Will you output all of the data below exactly, omitting the images?

### Data shown
-- START --

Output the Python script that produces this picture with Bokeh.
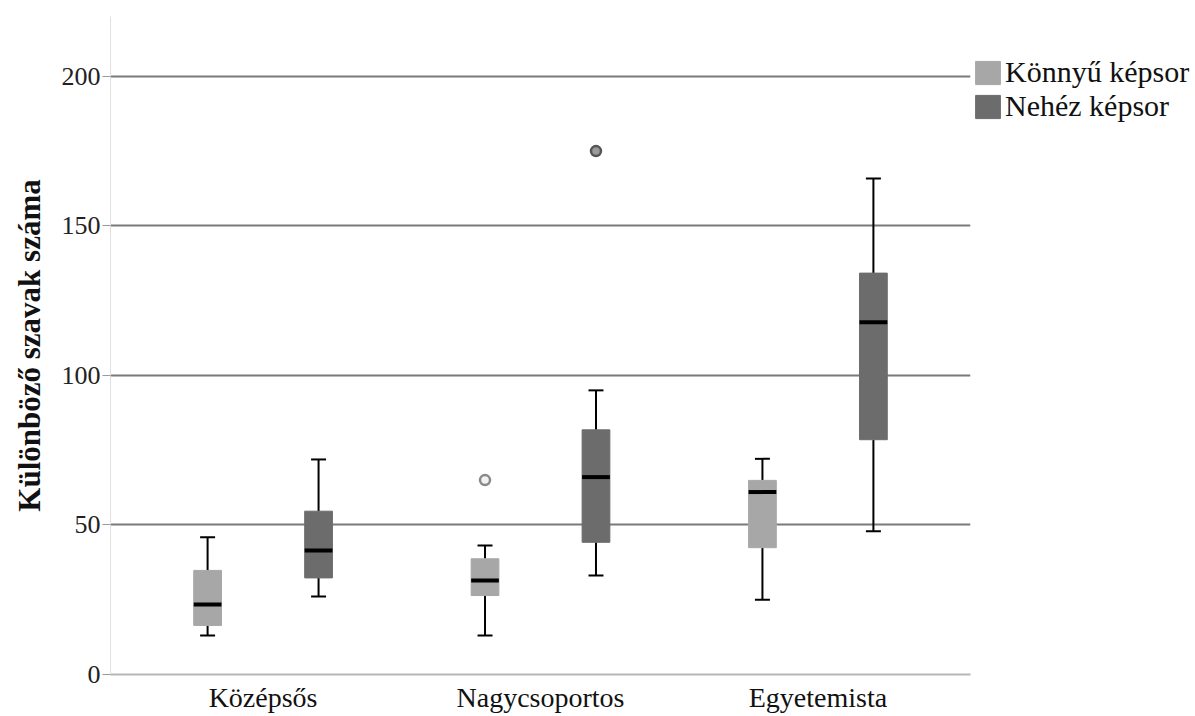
from bokeh.plotting import figure
from bokeh.models import (ColumnDataSource, Legend, LegendItem, FixedTicker, Range1d)
from bokeh.transform import dodge
from bokeh.embed import file_html
from bokeh.resources import INLINE

categories = ["Középsős", "Nagycsoportos", "Egyetemista"]
series = ["Könnyű képsor", "Nehéz képsor"]

easy_low = [13.0, 13.0, 25.0]
easy_q1 = [16.4, 26.4, 42.4]
easy_med = [23.4, 31.4, 61.0]
easy_q3 = [34.8, 38.7, 64.9]
easy_high = [45.9, 43.1, 72.1]
easy_out_cat = [1]
easy_out_val = [65.0]

hard_low = [26.1, 33.1, 47.9]
hard_q1 = [32.3, 44.2, 78.5]
hard_med = [41.5, 66.0, 117.8]
hard_q3 = [54.6, 81.8, 134.2]
hard_high = [71.9, 95.0, 165.8]
hard_out_cat = [1]
hard_out_val = [175.0]

y_ticks = [0, 50, 100, 150, 200]
grid_ticks = [50, 100, 150, 200]

FONT = "Liberation Serif"
EASY = "#a7a7a7"
HARD = "#6c6c6c"

p = figure(frame_width=860, frame_height=658,
           x_range=Range1d(-0.55, 2.55), y_range=Range1d(0, 220),
           output_backend="svg", toolbar_location=None,
           min_border_left=110, min_border_top=16, min_border_right=200,
           min_border_bottom=0)
p.outline_line_color = None
p.background_fill_color = "white"

BOX_W = 0.1
CAP = 0.027


def draw(low, q1, med, q3, high, out_cat, out_val, off, color, out_fill, out_line):
    src = ColumnDataSource(dict(x=list(range(len(categories))), low=low, q1=q1,
                                med=med, q3=q3, high=high))
    xc = dodge("x", off)
    p.segment(x0=xc, x1=xc, y0="q3", y1="high", source=src, line_color="black", line_width=2)
    p.segment(x0=xc, x1=xc, y0="low", y1="q1", source=src, line_color="black", line_width=2)
    p.segment(x0=dodge("x", off - CAP), x1=dodge("x", off + CAP), y0="high", y1="high",
              source=src, line_color="black", line_width=2)
    p.segment(x0=dodge("x", off - CAP), x1=dodge("x", off + CAP), y0="low", y1="low",
              source=src, line_color="black", line_width=2)
    r = p.vbar(x=xc, width=BOX_W, top="q3", bottom="q1", source=src,
               fill_color=color, line_color=color, line_width=1)
    p.segment(x0=dodge("x", off - BOX_W / 2), x1=dodge("x", off + BOX_W / 2), y0="med", y1="med",
              source=src, line_color="black", line_width=4)
    osrc = ColumnDataSource(dict(x=out_cat, y=out_val))
    p.scatter(x=dodge("x", off), y="y", source=osrc, size=10, marker="circle",
              fill_color=out_fill, line_color=out_line, line_width=2.5)
    return r


r_easy = draw(easy_low, easy_q1, easy_med, easy_q3, easy_high, easy_out_cat, easy_out_val,
              -0.2, EASY, "#f2f2f2", "#8a8a8a")
r_hard = draw(hard_low, hard_q1, hard_med, hard_q3, hard_high, hard_out_cat, hard_out_val,
              0.2, HARD, "#9a9a9a", "#555555")

# grid
p.xgrid.visible = False
p.ygrid.ticker = FixedTicker(ticks=grid_ticks)
p.ygrid.grid_line_color = "#7a7a7a"
p.ygrid.grid_line_width = 2

# y axis
p.yaxis.ticker = FixedTicker(ticks=y_ticks)
p.yaxis.axis_label = "Különböző szavak száma"
p.yaxis.axis_label_text_font = FONT
p.yaxis.axis_label_text_font_size = "31px"
p.yaxis.axis_label_text_font_style = "bold"
p.yaxis.axis_label_text_color = "#111111"
p.yaxis.axis_label_standoff = 12
p.yaxis.major_label_text_font = FONT
p.yaxis.major_label_text_font_size = "26px"
p.yaxis.major_label_text_color = "#222222"
p.yaxis.major_label_standoff = 2
p.yaxis.axis_line_color = "#e0e0e0"
p.yaxis.major_tick_line_color = "#9a9a9a"
p.yaxis.major_tick_out = 8
p.yaxis.major_tick_in = 0
p.yaxis.minor_tick_line_color = None

# x axis
p.xaxis.ticker = FixedTicker(ticks=list(range(len(categories))))
p.xaxis.major_label_overrides = {i: c for i, c in enumerate(categories)}
p.xaxis.major_label_text_font = FONT
p.xaxis.major_label_text_font_size = "28px"
p.xaxis.major_label_text_color = "#111111"
p.xaxis.major_label_standoff = 1
p.xaxis.axis_line_color = "#b5b5b5"
p.xaxis.axis_line_width = 2
p.xaxis.major_tick_line_color = None
p.xaxis.minor_tick_line_color = None

legend = Legend(items=[LegendItem(label=series[0], renderers=[r_easy]),
                       LegendItem(label=series[1], renderers=[r_hard])],
                location=(2, 551), glyph_width=31, glyph_height=29,
                label_text_font=FONT, label_text_font_size="30px",
                label_text_color="#111111", label_standoff=2,
                padding=0, margin=0, spacing=0,
                border_line_color=None, background_fill_alpha=0)
p.add_layout(legend, "right")

open("out.html", "w").write(file_html(p, INLINE))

-- END --

### Final answer
Output the Python script that produces this picture with Bokeh.
from bokeh.plotting import figure
from bokeh.models import (ColumnDataSource, Legend, LegendItem, FixedTicker, Range1d)
from bokeh.transform import dodge
from bokeh.embed import file_html
from bokeh.resources import INLINE

categories = ["Középsős", "Nagycsoportos", "Egyetemista"]
series = ["Könnyű képsor", "Nehéz képsor"]

easy_low = [13.0, 13.0, 25.0]
easy_q1 = [16.4, 26.4, 42.4]
easy_med = [23.4, 31.4, 61.0]
easy_q3 = [34.8, 38.7, 64.9]
easy_high = [45.9, 43.1, 72.1]
easy_out_cat = [1]
easy_out_val = [65.0]

hard_low = [26.1, 33.1, 47.9]
hard_q1 = [32.3, 44.2, 78.5]
hard_med = [41.5, 66.0, 117.8]
hard_q3 = [54.6, 81.8, 134.2]
hard_high = [71.9, 95.0, 165.8]
hard_out_cat = [1]
hard_out_val = [175.0]

y_ticks = [0, 50, 100, 150, 200]
grid_ticks = [50, 100, 150, 200]

FONT = "Liberation Serif"
EASY = "#a7a7a7"
HARD = "#6c6c6c"

p = figure(frame_width=860, frame_height=658,
           x_range=Range1d(-0.55, 2.55), y_range=Range1d(0, 220),
           output_backend="svg", toolbar_location=None,
           min_border_left=110, min_border_top=16, min_border_right=200,
           min_border_bottom=0)
p.outline_line_color = None
p.background_fill_color = "white"

BOX_W = 0.1
CAP = 0.027


def draw(low, q1, med, q3, high, out_cat, out_val, off, color, out_fill, out_line):
    src = ColumnDataSource(dict(x=list(range(len(categories))), low=low, q1=q1,
                                med=med, q3=q3, high=high))
    xc = dodge("x", off)
    p.segment(x0=xc, x1=xc, y0="q3", y1="high", source=src, line_color="black", line_width=2)
    p.segment(x0=xc, x1=xc, y0="low", y1="q1", source=src, line_color="black", line_width=2)
    p.segment(x0=dodge("x", off - CAP), x1=dodge("x", off + CAP), y0="high", y1="high",
              source=src, line_color="black", line_width=2)
    p.segment(x0=dodge("x", off - CAP), x1=dodge("x", off + CAP), y0="low", y1="low",
              source=src, line_color="black", line_width=2)
    r = p.vbar(x=xc, width=BOX_W, top="q3", bottom="q1", source=src,
               fill_color=color, line_color=color, line_width=1)
    p.segment(x0=dodge("x", off - BOX_W / 2), x1=dodge("x", off + BOX_W / 2), y0="med", y1="med",
              source=src, line_color="black", line_width=4)
    osrc = ColumnDataSource(dict(x=out_cat, y=out_val))
    p.scatter(x=dodge("x", off), y="y", source=osrc, size=10, marker="circle",
              fill_color=out_fill, line_color=out_line, line_width=2.5)
    return r


r_easy = draw(easy_low, easy_q1, easy_med, easy_q3, easy_high, easy_out_cat, easy_out_val,
              -0.2, EASY, "#f2f2f2", "#8a8a8a")
r_hard = draw(hard_low, hard_q1, hard_med, hard_q3, hard_high, hard_out_cat, hard_out_val,
              0.2, HARD, "#9a9a9a", "#555555")

# grid
p.xgrid.visible = False
p.ygrid.ticker = FixedTicker(ticks=grid_ticks)
p.ygrid.grid_line_color = "#7a7a7a"
p.ygrid.grid_line_width = 2

# y axis
p.yaxis.ticker = FixedTicker(ticks=y_ticks)
p.yaxis.axis_label = "Különböző szavak száma"
p.yaxis.axis_label_text_font = FONT
p.yaxis.axis_label_text_font_size = "31px"
p.yaxis.axis_label_text_font_style = "bold"
p.yaxis.axis_label_text_color = "#111111"
p.yaxis.axis_label_standoff = 12
p.yaxis.major_label_text_font = FONT
p.yaxis.major_label_text_font_size = "26px"
p.yaxis.major_label_text_color = "#222222"
p.yaxis.major_label_standoff = 2
p.yaxis.axis_line_color = "#e0e0e0"
p.yaxis.major_tick_line_color = "#9a9a9a"
p.yaxis.major_tick_out = 8
p.yaxis.major_tick_in = 0
p.yaxis.minor_tick_line_color = None

# x axis
p.xaxis.ticker = FixedTicker(ticks=list(range(len(categories))))
p.xaxis.major_label_overrides = {i: c for i, c in enumerate(categories)}
p.xaxis.major_label_text_font = FONT
p.xaxis.major_label_text_font_size = "28px"
p.xaxis.major_label_text_color = "#111111"
p.xaxis.major_label_standoff = 1
p.xaxis.axis_line_color = "#b5b5b5"
p.xaxis.axis_line_width = 2
p.xaxis.major_tick_line_color = None
p.xaxis.minor_tick_line_color = None

legend = Legend(items=[LegendItem(label=series[0], renderers=[r_easy]),
                       LegendItem(label=series[1], renderers=[r_hard])],
                location=(2, 551), glyph_width=31, glyph_height=29,
                label_text_font=FONT, label_text_font_size="30px",
                label_text_color="#111111", label_standoff=2,
                padding=0, margin=0, spacing=0,
                border_line_color=None, background_fill_alpha=0)
p.add_layout(legend, "right")

open("out.html", "w").write(file_html(p, INLINE))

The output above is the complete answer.